I send a good amount of emails and pay close attention to how people compose them. I remember taking a class in college called Business Communications and at the time I thought it was the dumbest course. As I think back, I’m pretty sure this laid some guideline to how I construct emails. It’s fair to say that there isn’t one right or wrong way. This email will breakdown specific parts of an email.
The Value of Positioning
Evan, who works for Comcast, believes in a theory that people subconsciously, or maybe even consciously, put the most important people first to start a chain. For example, Lebron James would be my best friend, AI is a person I hang out on the weekend, and I attended Kobe’s wedding but rarely see him. It’s worth pointing out that this is not an exact science and yelling at people for putting you in the 5 hole probably isn’t a good idea. Just something to consider.
Greetings
When I was away Jeff was manning my email address. He did a fine job but there is something funny I noticed when someone else writes emails posing as you and that is that people have very different writing styles. For instance, Jeff’s opening line was “Hey Joe,” followed by the body.
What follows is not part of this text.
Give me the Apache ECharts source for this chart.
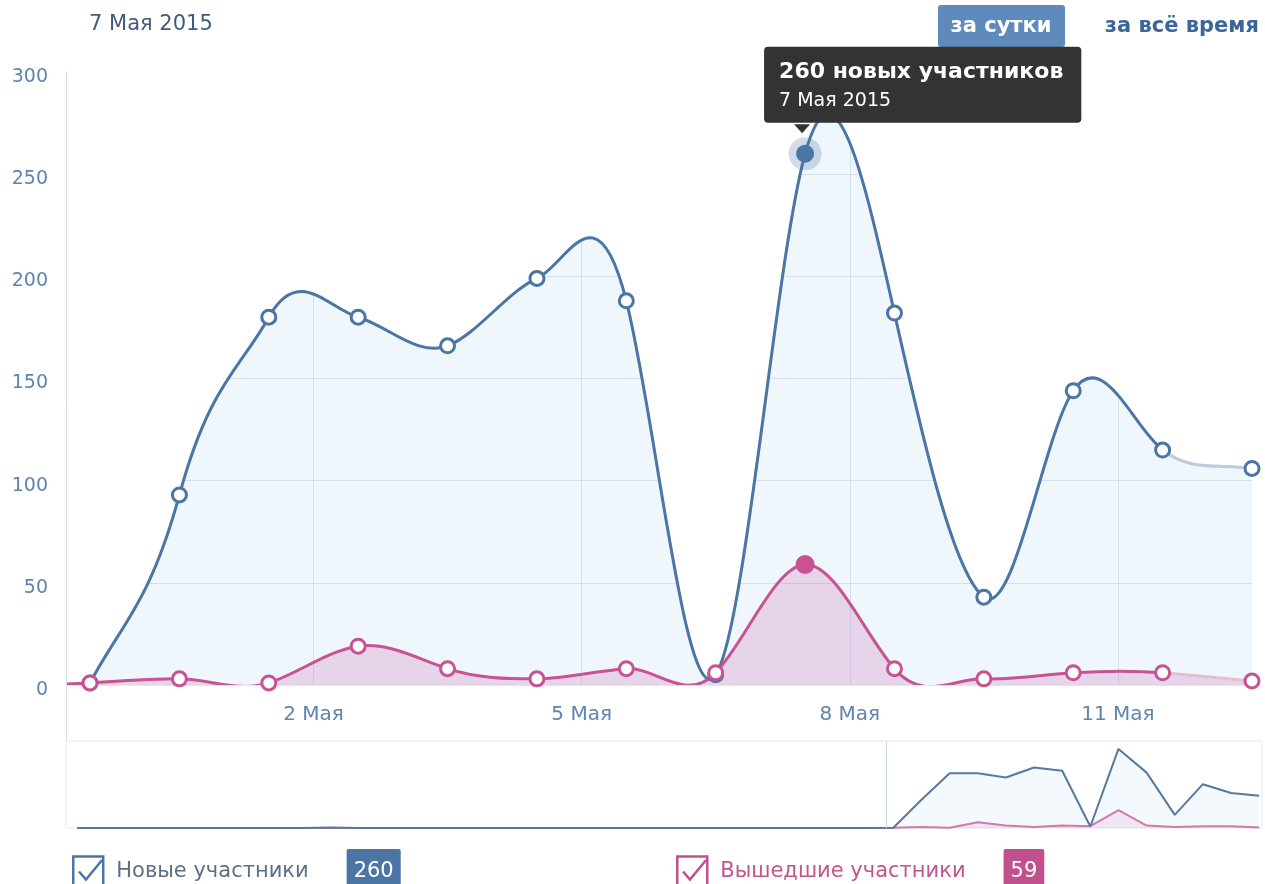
<!DOCTYPE html>
<html>
<head>
    <meta charset="utf-8">
    <title>Участники</title>
    <script src="https://cdn.jsdelivr.net/npm/echarts@6/dist/echarts.min.js"></script>
    <style>
        html, body { margin: 0; padding: 0; background: #fff; }
        #container { width: 1265px; height: 884px; }
    </style>
</head>
<body>
<div id="container"></div>

<script type="text/javascript">
    // дни, которые видны в основном окне
    var days = ['2015-04-29', '2015-04-30', '2015-05-01', '2015-05-02', '2015-05-03', '2015-05-04', '2015-05-05',
        '2015-05-06', '2015-05-07', '2015-05-08', '2015-05-09', '2015-05-10', '2015-05-11', '2015-05-12'];
    var newMembers  = [1, 93, 180, 180, 166, 199, 188, 5, 260, 182, 43, 144, 115, 106];
    var leftMembers = [1, 3, 1, 19, 8, 3, 8, 6, 59, 8, 3, 6, 6, 2];

    // более ранние дни, видны только в мини-графике
    var historyNew  = [0, 0, 0, 0, 0, 0, 0, 0, 0, 2, 0, 0, 0, 0, 0, 0, 0, 0, 0, 0, 0, 0, 0, 0, 0, 0, 0, 0, 0];
    var historyLeft = [0, 0, 0, 0, 0, 0, 0, 0, 0, 0, 0, 0, 0, 0, 0, 0, 0, 0, 0, 0, 0, 0, 0, 0, 0, 0, 0, 0, 0];

    var xTickDays = ['2015-05-02', '2015-05-05', '2015-05-08', '2015-05-11'];
    var xTickLabels = ['2 Мая', '5 Мая', '8 Мая', '11 Мая'];
    var monthNames = ['Января', 'Февраля', 'Марта', 'Апреля', 'Мая', 'Июня',
        'Июля', 'Августа', 'Сентября', 'Октября', 'Ноября', 'Декабря'];
    var selectedDay = '2015-05-07';

    var DAY = 86400000;
    var FONT = '"DejaVu Sans", Verdana, sans-serif';
    var blue = '#4a75a5', blueFade = '#bccbdd', pink = '#c85292', pinkFade = '#e7bcd4';

    function noon(d) { return new Date(d + 'T12:00:00').getTime(); }
    function midnight(d) { return new Date(d + 'T00:00:00').getTime(); }
    function dateText(d) {
        var dt = new Date(d + 'T12:00:00');
        return dt.getDate() + ' ' + monthNames[dt.getMonth()] + ' ' + dt.getFullYear();
    }
    function plural(n, forms) {
        var m10 = n % 10, m100 = n % 100;
        if (m10 == 1 && m100 != 11) return forms[0];
        if (m10 >= 2 && m10 <= 4 && (m100 < 10 || m100 >= 20)) return forms[1];
        return forms[2];
    }

    var times = days.map(noon);
    var historyTimes = historyNew.map(function (v, i) { return times[0] - (historyNew.length - i) * DAY; });
    var last = times.length - 1;
    var sel = days.indexOf(selectedDay);
    var tickTimes = xTickDays.map(midnight);

    var xMin = times[0] - 6.45 * 3600000;
    var xMax = times[last];
    var miniMin = xMax - 42.4 * DAY;
    var miniMax = xMax + 0.1 * DAY;

    // сплайн по точкам (в пикселях): по x треть шага, по y натянутая касательная
    function splineSegs(pts, k) {
        var segs = [];
        for (var i = 0; i < pts.length - 1; i++) {
            var p0 = pts[i - 1] || pts[i], p1 = pts[i], p2 = pts[i + 1], p3 = pts[i + 2] || pts[i + 1];
            var dx = (p2[0] - p1[0]) / 3;
            var c1 = [p1[0] + dx, p1[1] + (p2[1] - p0[1]) * k];
            var c2 = [p2[0] - dx, p2[1] - (p3[1] - p1[1]) * k];
            segs.push('C' + c1[0] + ',' + c1[1] + ' ' + c2[0] + ',' + c2[1] + ' ' + p2[0] + ',' + p2[1]);
        }
        return segs;
    }

    function splineItem(values, prevValue, lineColor, fadeColor, areaColor, withCover) {
        return function (params, api) {
            if (params.dataIndex !== 0) return null;
            var pts = [api.coord([times[0] - DAY, prevValue])];
            for (var i = 0; i < values.length; i++) pts.push(api.coord([times[i], values[i]]));
            var segs = splineSegs(pts, 0.3);
            var first = pts[0], end = pts[pts.length - 1];
            var zeroY = api.coord([xMin, 0])[1];
            var topY = api.coord([xMin, 300])[1];
            var children = [{
                type: 'path',
                shape: { pathData: 'M' + first[0] + ',' + zeroY + 'L' + first[0] + ',' + first[1] + segs.join('') + 'L' + end[0] + ',' + zeroY + 'Z' },
                style: { fill: areaColor, stroke: 'none' }
            }];
            if (withCover) {
                // белая заливка над линией прячет сетку
                children.push({
                    type: 'path',
                    shape: { pathData: 'M' + first[0] + ',' + topY + 'L' + first[0] + ',' + first[1] + segs.join('') + 'L' + end[0] + ',' + topY + 'Z' },
                    style: { fill: '#fff', stroke: 'none' }
                });
            }
            var pre = pts[pts.length - 2];
            children.push({
                type: 'path',
                shape: { pathData: 'M' + first[0] + ',' + first[1] + segs.slice(0, segs.length - 1).join('') },
                style: { fill: 'none', stroke: lineColor, lineWidth: 3, lineJoin: 'round', lineCap: 'round' }
            });
            children.push({
                type: 'path',
                shape: { pathData: 'M' + pre[0] + ',' + pre[1] + segs[segs.length - 1] },
                style: { fill: 'none', stroke: fadeColor, lineWidth: 3, lineCap: 'round' }
            });
            return { type: 'group', children: children };
        };
    }

    function pairs(ts, vals) { return ts.map(function (t, i) { return [t, vals[i]]; }); }

    var tipText = '{a|' + newMembers[sel] + ' ' + plural(newMembers[sel], ['новый участник', 'новых участника', 'новых участников']) +
        '}\n{b|' + dateText(selectedDay) + '}';

    var newPoints = times.map(function (t, i) {
        if (i !== sel) return [t, newMembers[i]];
        return {
            value: [t, newMembers[i]],
            symbolSize: 15,
            itemStyle: { color: blue, borderColor: blue },
            label: {
                show: true,
                position: [-32, -98],
                formatter: tipText,
                backgroundColor: '#333',
                borderRadius: 4,
                padding: [11, 18, 9, 15],
                rich: {
                    a: { color: '#fff', fontFamily: FONT, fontWeight: 'bold', fontSize: 22, lineHeight: 30 },
                    b: { color: '#fff', fontFamily: FONT, fontSize: 19, lineHeight: 26 }
                }
            }
        };
    });
    var leftPoints = times.map(function (t, i) {
        if (i !== sel) return [t, leftMembers[i]];
        return { value: [t, leftMembers[i]], symbolSize: 16, itemStyle: { color: pink, borderColor: pink } };
    });

    var checkIcon = 'path://M2,2H28V28H2Z M7,15L13,22L27,5';

    function legendFor(name, left, textColor, boxColor, badge) {
        return {
            left: left, top: 849, padding: 0,
            data: [name],
            icon: checkIcon,
            itemWidth: 30, itemHeight: 30,
            itemStyle: { color: 'rgba(0,0,0,0)', borderColor: boxColor, borderWidth: 2.5 },
            selectedMode: false,
            formatter: function (n) { return '{t|' + n + '}{b|' + badge + '}'; },
            textStyle: {
                rich: {
                    t: { fontFamily: FONT, fontSize: 21, color: textColor, padding: [0, 38, 0, 8] },
                    b: { fontFamily: FONT, fontSize: 21, color: '#fff', backgroundColor: boxColor, padding: [12, 7, 12, 7], borderRadius: 2 }
                }
            }
        };
    }

    var options = {
        animation: false,
        title: {
            text: dateText(selectedDay),
            left: 84, top: 9,
            textStyle: { fontFamily: FONT, fontSize: 21, fontWeight: 'normal', color: '#3f5c7e' }
        },
        graphic: [
            { type: 'rect', shape: { x: 938, y: 5, width: 127, height: 42, r: 3 }, style: { fill: '#5f8abc' } },
            { type: 'text', x: 1001, y: 27, style: { text: 'за сутки', fill: '#fff', font: 'bold 21px ' + FONT, align: 'center', verticalAlign: 'middle' } },
            { type: 'text', x: 1259, y: 27, style: { text: 'за всё время', fill: '#3b6699', font: 'bold 21px ' + FONT, align: 'right', verticalAlign: 'middle' } }
        ],
        legend: [
            legendFor('Новые участники', 72, '#5d6f87', blue, newMembers[sel]),
            legendFor('Вышедшие участники', 676, '#c2548f', '#c0518d', leftMembers[sel])
        ],
        grid: [
            { left: 66, right: 13, top: 72, bottom: 199 },
            { left: 66, right: 3, top: 741, bottom: 56, show: true, borderColor: '#e1e8f0', borderWidth: 1 }
        ],
        xAxis: [{
            type: 'value', gridIndex: 0, min: xMin, max: xMax,
            axisLine: { show: false },
            axisTick: { show: false, customValues: tickTimes },
            splitLine: { show: true, customValues: tickTimes, lineStyle: { color: '#dfe8f2', width: 1 } },
            axisLabel: {
                customValues: tickTimes,
                margin: 20,
                fontFamily: FONT, fontSize: 20, color: '#5f84ad',
                formatter: function (v) {
                    var i = tickTimes.indexOf(v);
                    return i >= 0 ? xTickLabels[i] : '';
                }
            }
        }, {
            type: 'value', gridIndex: 1, min: miniMin, max: miniMax,
            axisLine: { show: false }, axisTick: { show: false }, axisLabel: { show: false }, splitLine: { show: false }
        }],
        yAxis: [{
            type: 'value', gridIndex: 0, min: 0, max: 300, interval: 50,
            axisLine: { show: false }, axisTick: { show: false },
            splitLine: { lineStyle: { color: '#dfe8f2', width: 1 } },
            axisLabel: {
                margin: 18, verticalAlign: 'top', lineHeight: 10,
                fontFamily: FONT, fontSize: 19, color: '#5f84ad'
            }
        }, {
            type: 'value', gridIndex: 1, min: 0, max: 286,
            axisLine: { show: false }, axisTick: { show: false }, axisLabel: { show: false }, splitLine: { show: false }
        }],
        series: [{
            name: 'mini-left', type: 'line', xAxisIndex: 1, yAxisIndex: 1,
            data: pairs(historyTimes.concat(times), historyLeft.concat(leftMembers)),
            symbol: 'none', silent: true,
            lineStyle: { width: 2, color: '#d27aa8' },
            areaStyle: { color: 'rgba(200,90,160,0.18)' }
        }, {
            name: 'mini-new', type: 'line', xAxisIndex: 1, yAxisIndex: 1,
            data: pairs(historyTimes.concat(times), historyNew.concat(newMembers)),
            symbol: 'none', silent: true,
            lineStyle: { width: 2, color: '#57789f' },
            areaStyle: { color: 'rgba(100,170,225,0.1)' },
            markLine: {
                silent: true, symbol: 'none', label: { show: false },
                lineStyle: { color: '#c9d6e4', width: 1, type: 'solid' },
                data: [{ xAxis: xMin }]
            }
        }, {
            name: 'Новые участники', type: 'custom', xAxisIndex: 0, yAxisIndex: 0,
            clip: true, silent: true,
            itemStyle: { color: blue },
            data: pairs(times, newMembers),
            renderItem: splineItem(newMembers, historyNew[historyNew.length - 1], blue, blueFade, 'rgba(96,166,224,0.1)', true)
        }, {
            name: 'halo', type: 'scatter', xAxisIndex: 0, yAxisIndex: 0, silent: true, clip: false,
            symbolSize: 33,
            itemStyle: { color: 'rgba(75,117,164,0.25)', opacity: 1 },
            data: [[times[sel], newMembers[sel]]]
        }, {
            name: 'new-points', type: 'scatter', xAxisIndex: 0, yAxisIndex: 0, silent: true, clip: false,
            symbol: 'circle', symbolSize: 14,
            itemStyle: { color: '#fff', borderColor: blue, borderWidth: 3, opacity: 1 },
            data: newPoints,
            markPoint: {
                silent: true,
                symbol: 'triangle', symbolRotate: 180, symbolSize: [16, 9], symbolOffset: [-3, -25],
                itemStyle: { color: '#333' }, label: { show: false },
                data: [{ coord: [times[sel], newMembers[sel]] }]
            }
        }, {
            name: 'Вышедшие участники', type: 'custom', xAxisIndex: 0, yAxisIndex: 0,
            clip: true, silent: true,
            itemStyle: { color: pink },
            data: pairs(times, leftMembers),
            renderItem: splineItem(leftMembers, historyLeft[historyLeft.length - 1], pink, pinkFade, 'rgba(190,80,160,0.2)', false)
        }, {
            name: 'left-points', type: 'scatter', xAxisIndex: 0, yAxisIndex: 0, silent: true, clip: false,
            symbol: 'circle', symbolSize: 14,
            itemStyle: { color: '#fff', borderColor: pink, borderWidth: 3, opacity: 1 },
            data: leftPoints
        }]
    };

    var mychart = echarts.init(document.getElementById('container'));
    mychart.setOption(options);

    // ось Y тянется до мини-графика
    var axisTop = mychart.convertToPixel({ gridIndex: 0 }, [xMin, 300]);
    var axisBottom = mychart.convertToPixel({ gridIndex: 1 }, [miniMin, 286]);
    options.graphic.push({
        type: 'line', z: 10, silent: true,
        shape: { x1: axisTop[0] + 0.5, y1: axisTop[1], x2: axisTop[0] + 0.5, y2: axisBottom[1] },
        style: { stroke: '#d6dfe9', lineWidth: 1 }
    });
    mychart.setOption({ graphic: options.graphic });
</script>
</body>
</html>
When I saw this I chuckled because I wondered if anyone else that I transpired with over the years would pick up that I’d never do this. My greeting is standard and 99% of the time is the person’s name followed by a comma and then paragraph spacing that leads to the body.. Tom, I’ve seen people use dear, hello, or most commonly nothing at all. I personally will use nothing at all in a reply but never nothing to start one.
The Body
I treat emails as a more formal document than a text message. This means I’ll use less profanity and keep out inappropriate thoughts. You never know who is reading emails when you send them to another’s work so it’s better to play it safe. One thing for sure is that I’m completely turned off by people who don’t treat emails with respect. If you type words with extra letters, misspelling, other colors, and all caps, I can’t take you seriously. Why so serious?
The Signature
A signature is important for an email address. I get genuinely perturbed when people don’t have their contact info in their email. If I need to contact you, where is the first place I’m going to look if I don’t have your info? Your email. A name doesn’t suffice anymore. I want your name, business name, and a phone number at the bare minimum. Fax number, email address, website, and physical address are not bad ideas either. A picture and awards that you received are probably going overboard but I’ve considered something like this. I like the contact card from the UPS example above.
Reply All
Please never reply all with something that isn’t pertinent to all. People will hate you for this.
I know other people must have some funny ones?